◆ SHORT EXERCISE: Only the lines from the one containing "Recreate this image as a component" through the one containing "import * as" should be duplicated, exactly as they appear. Pictures are to be left out.

◆ DATASET RECORDS:
++++++++

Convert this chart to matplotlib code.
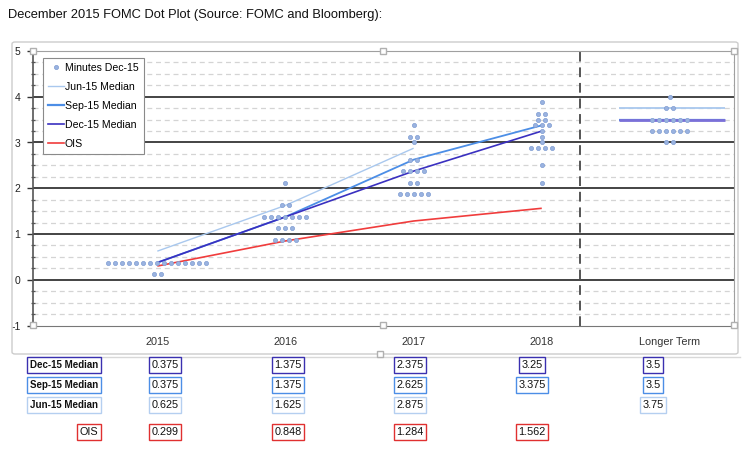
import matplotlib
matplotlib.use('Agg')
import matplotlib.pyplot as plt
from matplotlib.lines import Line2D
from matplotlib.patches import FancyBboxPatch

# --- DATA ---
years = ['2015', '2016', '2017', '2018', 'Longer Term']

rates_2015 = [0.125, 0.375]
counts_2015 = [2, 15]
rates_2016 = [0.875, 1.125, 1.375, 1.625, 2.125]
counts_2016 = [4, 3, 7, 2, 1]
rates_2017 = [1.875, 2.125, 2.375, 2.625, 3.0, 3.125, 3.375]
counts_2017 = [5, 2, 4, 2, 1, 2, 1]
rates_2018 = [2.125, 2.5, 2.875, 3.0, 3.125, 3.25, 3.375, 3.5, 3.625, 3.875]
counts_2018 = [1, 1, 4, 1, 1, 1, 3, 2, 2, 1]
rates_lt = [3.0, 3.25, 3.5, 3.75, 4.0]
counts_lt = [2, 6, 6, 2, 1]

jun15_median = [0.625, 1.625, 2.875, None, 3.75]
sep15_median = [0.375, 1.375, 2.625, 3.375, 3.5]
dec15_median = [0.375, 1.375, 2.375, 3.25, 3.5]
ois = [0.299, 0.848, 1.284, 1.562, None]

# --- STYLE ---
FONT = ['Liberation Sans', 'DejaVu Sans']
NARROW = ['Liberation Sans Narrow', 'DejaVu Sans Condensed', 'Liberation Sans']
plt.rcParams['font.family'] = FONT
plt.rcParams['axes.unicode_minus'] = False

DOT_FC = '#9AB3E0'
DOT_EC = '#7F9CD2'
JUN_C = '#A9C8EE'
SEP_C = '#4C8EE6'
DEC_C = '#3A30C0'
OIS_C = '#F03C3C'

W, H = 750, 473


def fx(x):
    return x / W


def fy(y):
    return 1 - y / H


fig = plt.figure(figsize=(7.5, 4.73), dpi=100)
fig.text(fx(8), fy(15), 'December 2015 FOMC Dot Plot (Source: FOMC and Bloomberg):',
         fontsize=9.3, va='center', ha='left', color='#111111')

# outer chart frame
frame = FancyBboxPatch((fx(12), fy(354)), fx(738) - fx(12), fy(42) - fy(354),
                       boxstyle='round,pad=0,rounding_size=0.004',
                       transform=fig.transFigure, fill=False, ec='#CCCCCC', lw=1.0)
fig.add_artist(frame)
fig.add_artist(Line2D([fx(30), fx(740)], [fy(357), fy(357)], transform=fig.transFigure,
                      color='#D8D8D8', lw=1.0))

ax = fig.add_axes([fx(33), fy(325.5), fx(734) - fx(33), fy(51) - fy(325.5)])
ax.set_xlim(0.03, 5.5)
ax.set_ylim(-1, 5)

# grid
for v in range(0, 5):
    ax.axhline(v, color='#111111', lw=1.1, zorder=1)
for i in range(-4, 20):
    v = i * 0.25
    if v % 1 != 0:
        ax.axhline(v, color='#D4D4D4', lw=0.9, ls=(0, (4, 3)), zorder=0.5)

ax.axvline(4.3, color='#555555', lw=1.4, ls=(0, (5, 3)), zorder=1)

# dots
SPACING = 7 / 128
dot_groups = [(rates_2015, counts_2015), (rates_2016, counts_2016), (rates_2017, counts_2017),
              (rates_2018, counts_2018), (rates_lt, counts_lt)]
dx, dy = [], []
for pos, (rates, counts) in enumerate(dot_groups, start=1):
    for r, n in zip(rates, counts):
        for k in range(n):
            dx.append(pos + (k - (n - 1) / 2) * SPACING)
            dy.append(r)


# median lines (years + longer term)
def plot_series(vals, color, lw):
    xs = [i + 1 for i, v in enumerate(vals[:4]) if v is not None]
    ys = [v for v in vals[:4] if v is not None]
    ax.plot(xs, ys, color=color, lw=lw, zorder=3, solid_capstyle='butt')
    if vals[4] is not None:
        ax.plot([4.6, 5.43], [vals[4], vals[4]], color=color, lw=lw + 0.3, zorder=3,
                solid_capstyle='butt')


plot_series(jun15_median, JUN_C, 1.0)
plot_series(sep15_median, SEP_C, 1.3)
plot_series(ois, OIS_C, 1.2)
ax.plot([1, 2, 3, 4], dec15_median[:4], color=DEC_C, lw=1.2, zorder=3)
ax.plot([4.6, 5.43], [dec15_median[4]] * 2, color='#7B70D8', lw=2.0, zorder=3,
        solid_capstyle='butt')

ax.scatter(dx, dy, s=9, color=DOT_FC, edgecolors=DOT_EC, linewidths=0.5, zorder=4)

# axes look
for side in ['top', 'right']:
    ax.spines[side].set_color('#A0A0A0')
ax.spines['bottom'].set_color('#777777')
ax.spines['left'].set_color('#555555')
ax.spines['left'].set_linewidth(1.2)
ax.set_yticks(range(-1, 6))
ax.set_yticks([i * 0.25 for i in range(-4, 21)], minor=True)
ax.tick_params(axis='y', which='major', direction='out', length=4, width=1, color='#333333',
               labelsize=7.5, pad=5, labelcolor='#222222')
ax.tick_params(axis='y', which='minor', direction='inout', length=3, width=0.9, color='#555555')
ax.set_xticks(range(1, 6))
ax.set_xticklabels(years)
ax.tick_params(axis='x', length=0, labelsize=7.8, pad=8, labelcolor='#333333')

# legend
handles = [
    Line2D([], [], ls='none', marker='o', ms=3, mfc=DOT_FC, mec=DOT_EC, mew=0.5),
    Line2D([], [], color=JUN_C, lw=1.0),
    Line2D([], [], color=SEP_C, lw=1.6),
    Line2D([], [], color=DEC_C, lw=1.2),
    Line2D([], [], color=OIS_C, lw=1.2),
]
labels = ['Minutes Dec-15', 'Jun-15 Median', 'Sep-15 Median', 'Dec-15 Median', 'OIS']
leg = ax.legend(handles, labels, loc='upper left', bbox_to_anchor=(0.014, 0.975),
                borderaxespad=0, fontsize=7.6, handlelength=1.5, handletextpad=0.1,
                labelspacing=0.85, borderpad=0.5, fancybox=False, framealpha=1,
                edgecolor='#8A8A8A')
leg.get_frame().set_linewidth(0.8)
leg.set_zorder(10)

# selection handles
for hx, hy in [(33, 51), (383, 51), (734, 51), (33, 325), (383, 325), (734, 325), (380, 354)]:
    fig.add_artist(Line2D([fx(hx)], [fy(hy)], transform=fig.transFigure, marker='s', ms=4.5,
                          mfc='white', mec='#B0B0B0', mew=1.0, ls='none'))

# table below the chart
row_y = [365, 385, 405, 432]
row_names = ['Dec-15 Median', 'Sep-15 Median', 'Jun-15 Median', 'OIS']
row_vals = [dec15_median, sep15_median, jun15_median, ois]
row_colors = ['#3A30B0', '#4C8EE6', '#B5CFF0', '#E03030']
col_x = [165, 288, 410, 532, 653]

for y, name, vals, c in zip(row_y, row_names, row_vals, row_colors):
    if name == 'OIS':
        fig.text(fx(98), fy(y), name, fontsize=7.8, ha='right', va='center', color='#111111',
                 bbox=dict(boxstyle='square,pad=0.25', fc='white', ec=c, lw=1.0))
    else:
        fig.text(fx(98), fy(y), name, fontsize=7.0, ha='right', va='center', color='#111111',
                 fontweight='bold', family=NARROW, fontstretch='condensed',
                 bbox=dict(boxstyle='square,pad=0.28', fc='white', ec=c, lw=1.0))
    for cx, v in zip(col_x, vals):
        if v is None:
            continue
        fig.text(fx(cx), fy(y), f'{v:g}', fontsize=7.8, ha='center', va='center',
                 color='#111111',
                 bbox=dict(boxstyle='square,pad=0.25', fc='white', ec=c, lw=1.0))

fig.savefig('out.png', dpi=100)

++++++++

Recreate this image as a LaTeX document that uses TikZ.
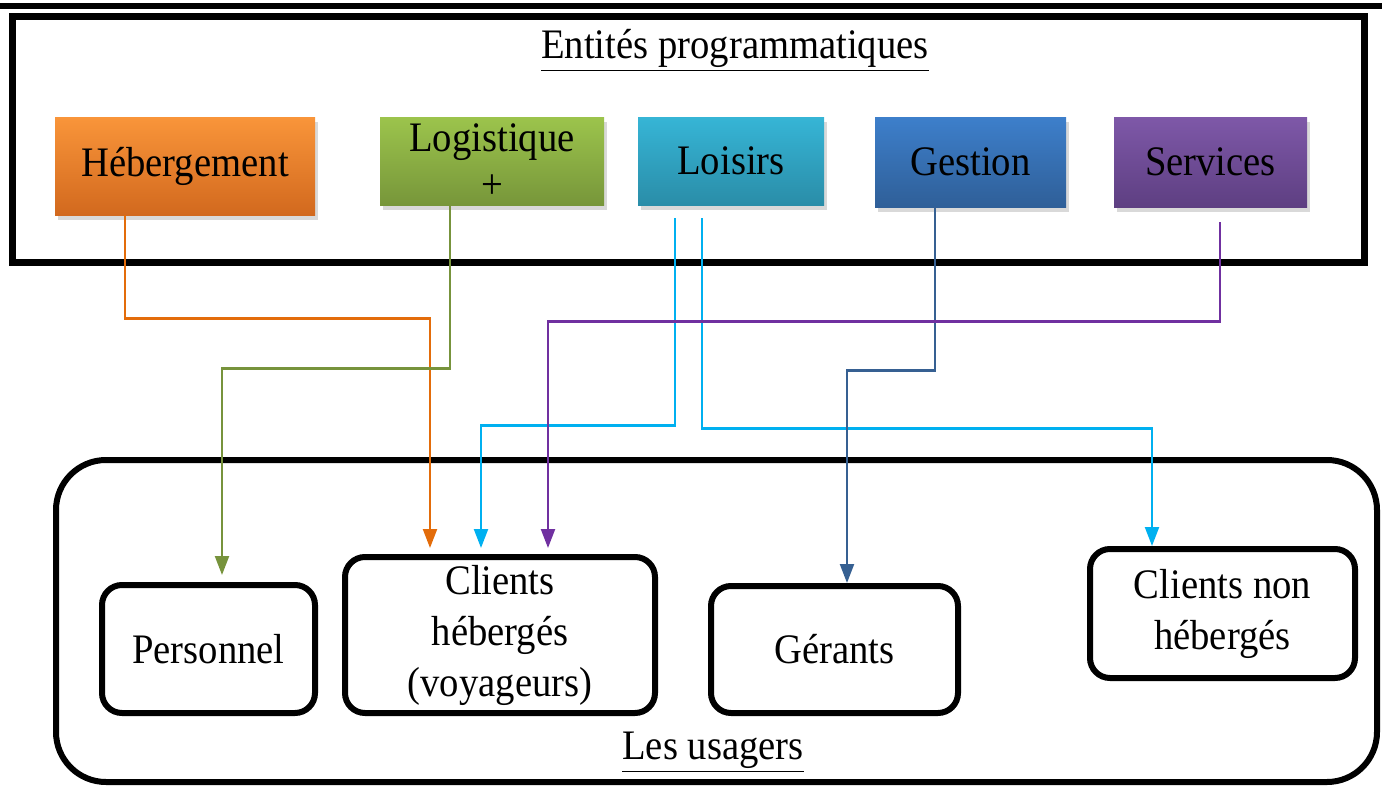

++++++++

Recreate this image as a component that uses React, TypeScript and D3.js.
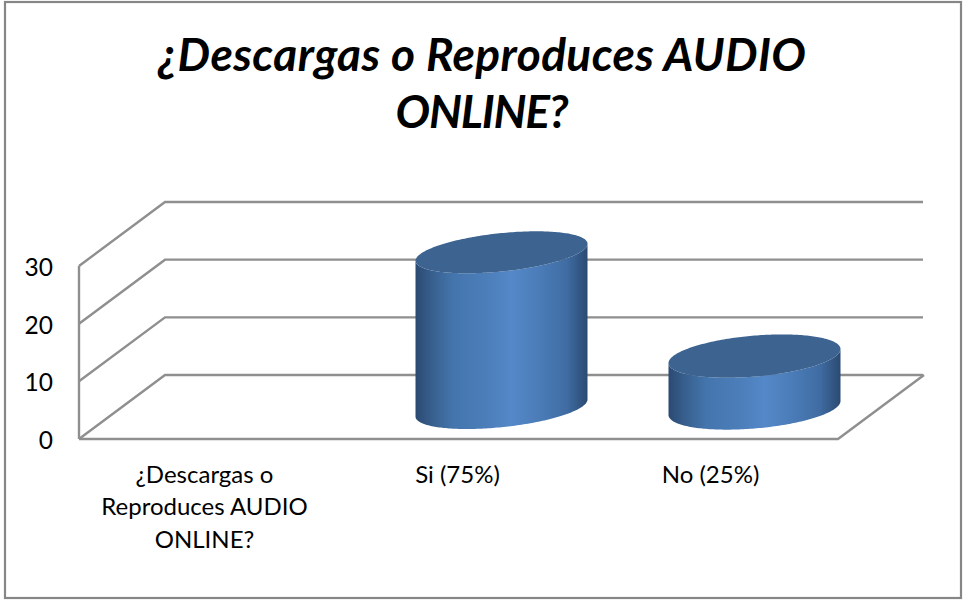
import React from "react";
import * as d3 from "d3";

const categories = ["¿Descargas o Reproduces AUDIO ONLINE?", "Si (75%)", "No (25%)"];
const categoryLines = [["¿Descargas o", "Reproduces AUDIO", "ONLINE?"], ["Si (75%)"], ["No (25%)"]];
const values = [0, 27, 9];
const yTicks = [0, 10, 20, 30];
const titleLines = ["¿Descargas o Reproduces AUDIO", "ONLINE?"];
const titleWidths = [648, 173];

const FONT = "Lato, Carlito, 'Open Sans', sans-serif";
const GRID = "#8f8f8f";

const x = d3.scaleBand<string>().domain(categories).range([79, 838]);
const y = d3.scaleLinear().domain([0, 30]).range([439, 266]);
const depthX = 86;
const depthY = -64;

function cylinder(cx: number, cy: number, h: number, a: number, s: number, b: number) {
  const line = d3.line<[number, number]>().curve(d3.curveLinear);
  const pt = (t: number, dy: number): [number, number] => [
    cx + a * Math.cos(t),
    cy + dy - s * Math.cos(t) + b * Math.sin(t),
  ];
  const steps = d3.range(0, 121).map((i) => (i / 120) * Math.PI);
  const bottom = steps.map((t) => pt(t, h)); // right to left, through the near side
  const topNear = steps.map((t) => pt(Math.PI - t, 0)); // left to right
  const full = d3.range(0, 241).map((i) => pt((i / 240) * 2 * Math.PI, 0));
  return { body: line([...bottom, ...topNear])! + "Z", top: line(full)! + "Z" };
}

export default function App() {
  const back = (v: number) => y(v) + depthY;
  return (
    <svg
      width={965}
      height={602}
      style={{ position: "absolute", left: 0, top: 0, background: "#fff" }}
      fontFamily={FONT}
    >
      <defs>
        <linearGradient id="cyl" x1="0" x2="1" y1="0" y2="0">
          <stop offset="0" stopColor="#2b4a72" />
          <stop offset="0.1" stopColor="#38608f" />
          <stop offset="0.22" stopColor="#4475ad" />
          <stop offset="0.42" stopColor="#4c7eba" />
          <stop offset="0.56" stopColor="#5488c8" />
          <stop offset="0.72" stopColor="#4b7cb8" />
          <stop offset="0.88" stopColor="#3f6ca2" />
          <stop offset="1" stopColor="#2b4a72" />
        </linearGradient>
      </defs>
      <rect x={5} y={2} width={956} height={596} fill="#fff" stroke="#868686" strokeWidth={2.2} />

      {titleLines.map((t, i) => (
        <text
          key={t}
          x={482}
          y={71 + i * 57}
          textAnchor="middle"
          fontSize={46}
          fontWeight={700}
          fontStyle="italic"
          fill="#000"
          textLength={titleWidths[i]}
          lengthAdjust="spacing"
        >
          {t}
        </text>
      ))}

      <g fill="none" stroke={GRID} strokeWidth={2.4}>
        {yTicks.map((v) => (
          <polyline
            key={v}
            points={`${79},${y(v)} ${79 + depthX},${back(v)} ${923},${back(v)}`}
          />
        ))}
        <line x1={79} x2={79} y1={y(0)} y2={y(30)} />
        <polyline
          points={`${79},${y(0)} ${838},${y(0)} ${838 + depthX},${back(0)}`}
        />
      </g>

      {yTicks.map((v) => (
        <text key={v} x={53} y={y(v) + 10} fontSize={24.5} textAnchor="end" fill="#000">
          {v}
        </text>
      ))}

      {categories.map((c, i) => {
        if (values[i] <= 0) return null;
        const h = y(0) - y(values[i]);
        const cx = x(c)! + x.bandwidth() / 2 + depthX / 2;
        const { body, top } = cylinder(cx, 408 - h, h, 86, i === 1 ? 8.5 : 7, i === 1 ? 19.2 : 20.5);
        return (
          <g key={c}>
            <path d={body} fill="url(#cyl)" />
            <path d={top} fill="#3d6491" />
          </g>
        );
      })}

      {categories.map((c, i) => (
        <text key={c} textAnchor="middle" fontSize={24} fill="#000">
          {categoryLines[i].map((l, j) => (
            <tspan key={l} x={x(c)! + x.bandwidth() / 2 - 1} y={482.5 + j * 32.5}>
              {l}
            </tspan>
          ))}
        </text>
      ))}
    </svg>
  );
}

++++++++

◆ RESULT OF THE EXERCISE:
Recreate this image as a component that uses React, TypeScript and D3.js.
import React from "react";
import * as d3 from "d3";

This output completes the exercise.